## Exercise requirements
Reproduce the data exactly and drop any pictures it holds.

## Data lines

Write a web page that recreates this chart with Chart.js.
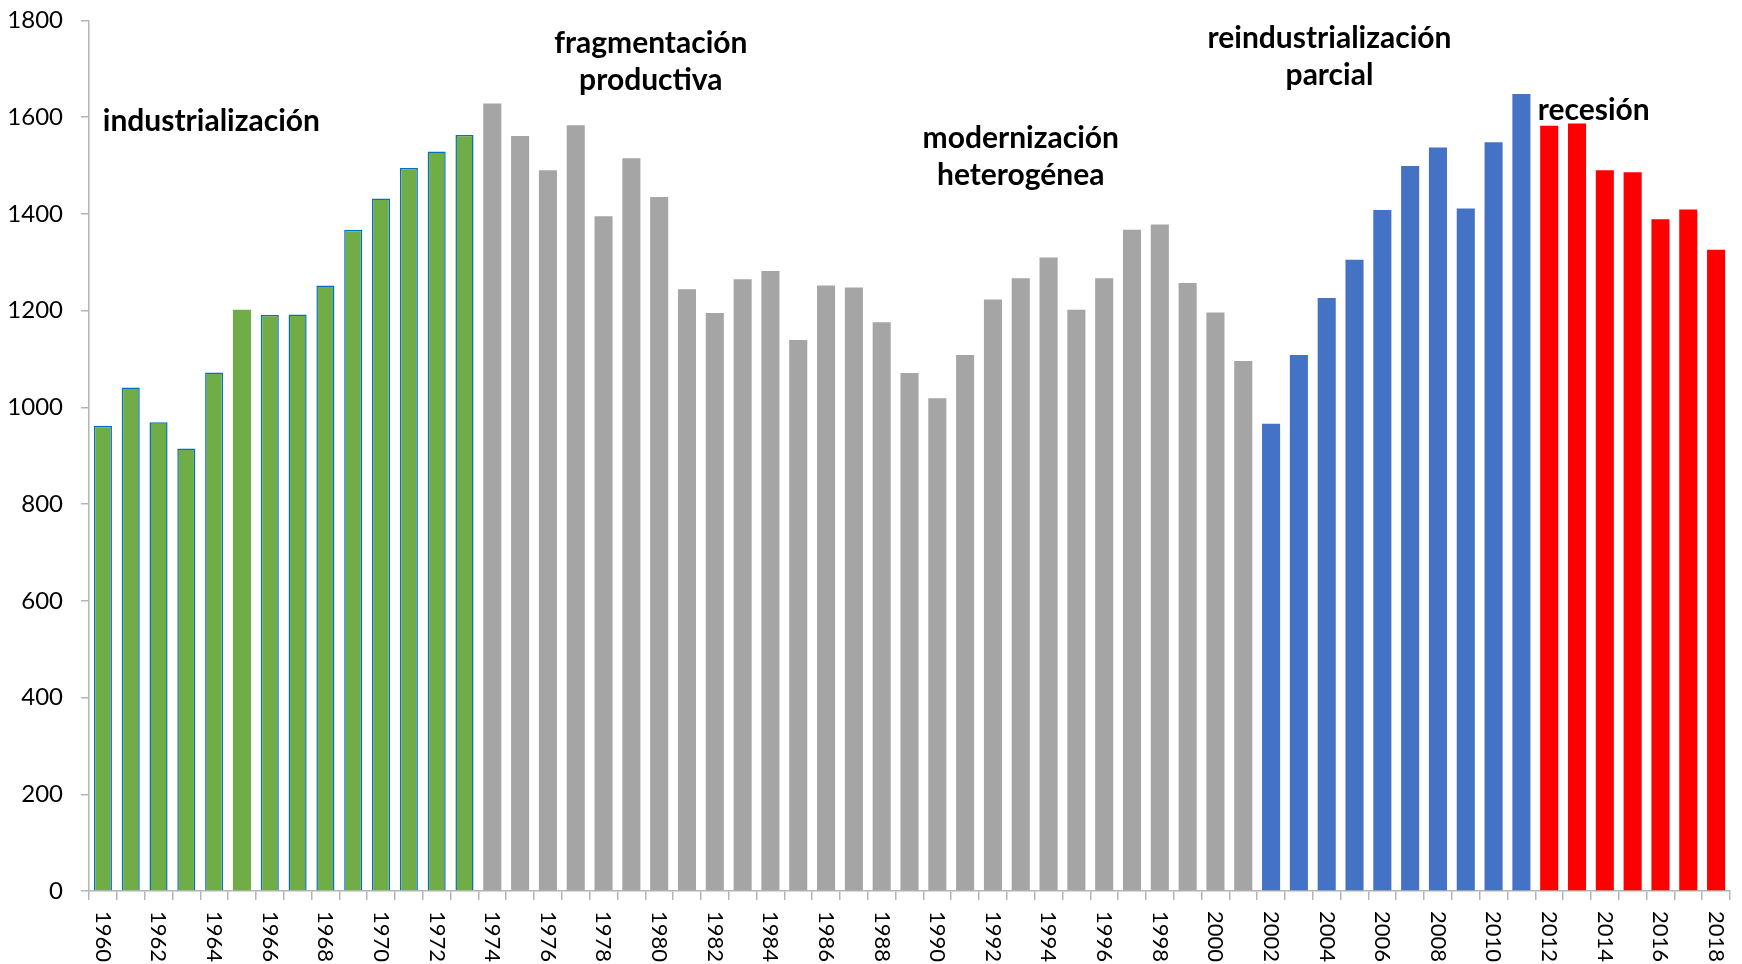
<!DOCTYPE html>
<html>
<head>
<meta charset="utf-8">
<script src="https://cdn.jsdelivr.net/npm/chart.js@4.4.0/dist/chart.umd.min.js"></script>
<style>
  html, body { margin: 0; padding: 0; background: #fff; overflow: hidden; }
  #wrap { width: 1742px; height: 976px; position: relative; margin-top: -12px; }
</style>
</head>
<body>
<div id="wrap"><canvas id="chart"></canvas></div>
<script>
// years 1960..2018
const years = [
  1960, 1961, 1962, 1963, 1964, 1965, 1966, 1967, 1968, 1969,
  1970, 1971, 1972, 1973, 1974, 1975, 1976, 1977, 1978, 1979,
  1980, 1981, 1982, 1983, 1984, 1985, 1986, 1987, 1988, 1989,
  1990, 1991, 1992, 1993, 1994, 1995, 1996, 1997, 1998, 1999,
  2000, 2001, 2002, 2003, 2004, 2005, 2006, 2007, 2008, 2009,
  2010, 2011, 2012, 2013, 2014, 2015, 2016, 2017, 2018
];

const values = [
  962, 1041, 969, 915, 1072, 1202, 1191, 1192, 1252, 1367,
  1432, 1495, 1529, 1563, 1628, 1561, 1490, 1583, 1395, 1515,
  1435, 1244, 1195, 1265, 1282, 1139, 1252, 1248, 1176, 1071,
  1019, 1108, 1223, 1267, 1310, 1202, 1267, 1367, 1378, 1257,
  1196, 1096, 966, 1108, 1226, 1305, 1408, 1499, 1537, 1411,
  1548, 1648, 1582, 1587, 1490, 1486, 1389, 1409, 1326
];

// first year of each period and its colour
const periodStart = [1960, 1974, 2002, 2012];
const periodColor = ['#70AD47', '#A5A5A5', '#4472C4', '#FF0000'];

// annotation text, anchored in data space (category index, value)
const notes = [
  { lines: ['industrialización'], x: 3.9, y: 1592 },
  { lines: ['fragmentación', 'productiva'], x: 19.7, y: 1753 },
  { lines: ['modernización', 'heterogénea'], x: 33.0, y: 1557 },
  { lines: ['reindustrialización', 'parcial'], x: 44.1, y: 1763 },
  { lines: ['recesión'], x: 53.6, y: 1614 }
];

function periodOf(yr) {
  let p = 0;
  periodStart.forEach((s, i) => { if (yr >= s) p = i; });
  return p;
}

const fills = years.map(y => periodColor[periodOf(y)]);
const borders = years.map(y => periodOf(y) === 0 ? '#0070C0' : periodColor[periodOf(y)]);
const borderW = years.map(y => (periodOf(y) === 0 && y !== 1965) ? 1.5 : 0);

const FONT = 'Lato, "Open Sans", sans-serif';

const yearLabels = {
  id: 'yearLabels',
  afterDraw(chart) {
    const xs = chart.scales.x;
    const ctx = chart.ctx;
    ctx.save();
    ctx.fillStyle = '#000';
    ctx.font = '22px ' + FONT;
    ctx.textAlign = 'left';
    ctx.textBaseline = 'middle';
    years.forEach((yr, i) => {
      if (yr % 2 !== 0) return;
      const px = xs.getPixelForTick(i);
      ctx.save();
      ctx.translate(px, xs.top + 20);
      ctx.rotate(Math.PI / 2);
      ctx.fillText(String(yr), 0, 0);
      ctx.restore();
    });
    ctx.restore();
  }
};

const periodNotes = {
  id: 'periodNotes',
  afterDatasetsDraw(chart) {
    const xs = chart.scales.x;
    const ys = chart.scales.y;
    const ctx = chart.ctx;
    ctx.save();
    ctx.fillStyle = '#000';
    ctx.font = 'bold 30px ' + FONT;
    ctx.textAlign = 'center';
    ctx.textBaseline = 'middle';
    const lh = 37;
    for (const n of notes) {
      const cx = xs.getPixelForValue(n.x);
      const cy = ys.getPixelForValue(n.y);
      n.lines.forEach((t, k) => ctx.fillText(t, cx, cy + k * lh));
    }
    ctx.restore();
  }
};

new Chart(document.getElementById('chart'), {
  type: 'bar',
  data: {
    labels: years.map(String),
    datasets: [{
      data: values,
      backgroundColor: fills,
      borderColor: borders,
      borderWidth: borderW,
      borderSkipped: 'bottom',
      categoryPercentage: 1,
      barPercentage: 0.65
    }]
  },
  options: {
    responsive: true,
    maintainAspectRatio: false,
    animation: false,
    layout: { padding: { top: 7, right: 12, left: 0, bottom: 0 } },
    plugins: {
      legend: { display: false },
      tooltip: { enabled: false }
    },
    scales: {
      x: {
        offset: true,
        grid: {
          offset: true,
          drawOnChartArea: false,
          drawTicks: true,
          tickLength: 9,
          color: '#B4B4B4',
          lineWidth: 1.5
        },
        border: { display: true, color: '#B4B4B4', width: 1.5 },
        ticks: { display: false },
        afterFit(scale) { scale.height = 73; }
      },
      y: {
        min: 0,
        max: 1800,
        grid: {
          drawOnChartArea: false,
          drawTicks: true,
          tickLength: 8,
          color: '#B4B4B4',
          lineWidth: 1.5
        },
        border: { display: true, color: '#B4B4B4', width: 1.5 },
        ticks: {
          stepSize: 200,
          padding: 18,
          color: '#000',
          font: { family: FONT, size: 24 },
          callback: v => String(v)
        },
        afterFit(scale) { scale.width = 89; }
      }
    }
  },
  plugins: [periodNotes, yearLabels]
});
</script>
</body>
</html>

## Exercise answer
Write a web page that recreates this chart with Chart.js.
<!DOCTYPE html>
<html>
<head>
<meta charset="utf-8">
<script src="https://cdn.jsdelivr.net/npm/chart.js@4.4.0/dist/chart.umd.min.js"></script>
<style>
  html, body { margin: 0; padding: 0; background: #fff; overflow: hidden; }
  #wrap { width: 1742px; height: 976px; position: relative; margin-top: -12px; }
</style>
</head>
<body>
<div id="wrap"><canvas id="chart"></canvas></div>
<script>
// years 1960..2018
const years = [
  1960, 1961, 1962, 1963, 1964, 1965, 1966, 1967, 1968, 1969,
  1970, 1971, 1972, 1973, 1974, 1975, 1976, 1977, 1978, 1979,
  1980, 1981, 1982, 1983, 1984, 1985, 1986, 1987, 1988, 1989,
  1990, 1991, 1992, 1993, 1994, 1995, 1996, 1997, 1998, 1999,
  2000, 2001, 2002, 2003, 2004, 2005, 2006, 2007, 2008, 2009,
  2010, 2011, 2012, 2013, 2014, 2015, 2016, 2017, 2018
];

const values = [
  962, 1041, 969, 915, 1072, 1202, 1191, 1192, 1252, 1367,
  1432, 1495, 1529, 1563, 1628, 1561, 1490, 1583, 1395, 1515,
  1435, 1244, 1195, 1265, 1282, 1139, 1252, 1248, 1176, 1071,
  1019, 1108, 1223, 1267, 1310, 1202, 1267, 1367, 1378, 1257,
  1196, 1096, 966, 1108, 1226, 1305, 1408, 1499, 1537, 1411,
  1548, 1648, 1582, 1587, 1490, 1486, 1389, 1409, 1326
];

// first year of each period and its colour
const periodStart = [1960, 1974, 2002, 2012];
const periodColor = ['#70AD47', '#A5A5A5', '#4472C4', '#FF0000'];

// annotation text, anchored in data space (category index, value)
const notes = [
  { lines: ['industrialización'], x: 3.9, y: 1592 },
  { lines: ['fragmentación', 'productiva'], x: 19.7, y: 1753 },
  { lines: ['modernización', 'heterogénea'], x: 33.0, y: 1557 },
  { lines: ['reindustrialización', 'parcial'], x: 44.1, y: 1763 },
  { lines: ['recesión'], x: 53.6, y: 1614 }
];

function periodOf(yr) {
  let p = 0;
  periodStart.forEach((s, i) => { if (yr >= s) p = i; });
  return p;
}

const fills = years.map(y => periodColor[periodOf(y)]);
const borders = years.map(y => periodOf(y) === 0 ? '#0070C0' : periodColor[periodOf(y)]);
const borderW = years.map(y => (periodOf(y) === 0 && y !== 1965) ? 1.5 : 0);

const FONT = 'Lato, "Open Sans", sans-serif';

const yearLabels = {
  id: 'yearLabels',
  afterDraw(chart) {
    const xs = chart.scales.x;
    const ctx = chart.ctx;
    ctx.save();
    ctx.fillStyle = '#000';
    ctx.font = '22px ' + FONT;
    ctx.textAlign = 'left';
    ctx.textBaseline = 'middle';
    years.forEach((yr, i) => {
      if (yr % 2 !== 0) return;
      const px = xs.getPixelForTick(i);
      ctx.save();
      ctx.translate(px, xs.top + 20);
      ctx.rotate(Math.PI / 2);
      ctx.fillText(String(yr), 0, 0);
      ctx.restore();
    });
    ctx.restore();
  }
};

const periodNotes = {
  id: 'periodNotes',
  afterDatasetsDraw(chart) {
    const xs = chart.scales.x;
    const ys = chart.scales.y;
    const ctx = chart.ctx;
    ctx.save();
    ctx.fillStyle = '#000';
    ctx.font = 'bold 30px ' + FONT;
    ctx.textAlign = 'center';
    ctx.textBaseline = 'middle';
    const lh = 37;
    for (const n of notes) {
      const cx = xs.getPixelForValue(n.x);
      const cy = ys.getPixelForValue(n.y);
      n.lines.forEach((t, k) => ctx.fillText(t, cx, cy + k * lh));
    }
    ctx.restore();
  }
};

new Chart(document.getElementById('chart'), {
  type: 'bar',
  data: {
    labels: years.map(String),
    datasets: [{
      data: values,
      backgroundColor: fills,
      borderColor: borders,
      borderWidth: borderW,
      borderSkipped: 'bottom',
      categoryPercentage: 1,
      barPercentage: 0.65
    }]
  },
  options: {
    responsive: true,
    maintainAspectRatio: false,
    animation: false,
    layout: { padding: { top: 7, right: 12, left: 0, bottom: 0 } },
    plugins: {
      legend: { display: false },
      tooltip: { enabled: false }
    },
    scales: {
      x: {
        offset: true,
        grid: {
          offset: true,
          drawOnChartArea: false,
          drawTicks: true,
          tickLength: 9,
          color: '#B4B4B4',
          lineWidth: 1.5
        },
        border: { display: true, color: '#B4B4B4', width: 1.5 },
        ticks: { display: false },
        afterFit(scale) { scale.height = 73; }
      },
      y: {
        min: 0,
        max: 1800,
        grid: {
          drawOnChartArea: false,
          drawTicks: true,
          tickLength: 8,
          color: '#B4B4B4',
          lineWidth: 1.5
        },
        border: { display: true, color: '#B4B4B4', width: 1.5 },
        ticks: {
          stepSize: 200,
          padding: 18,
          color: '#000',
          font: { family: FONT, size: 24 },
          callback: v => String(v)
        },
        afterFit(scale) { scale.width = 89; }
      }
    }
  },
  plugins: [periodNotes, yearLabels]
});
</script>
</body>
</html>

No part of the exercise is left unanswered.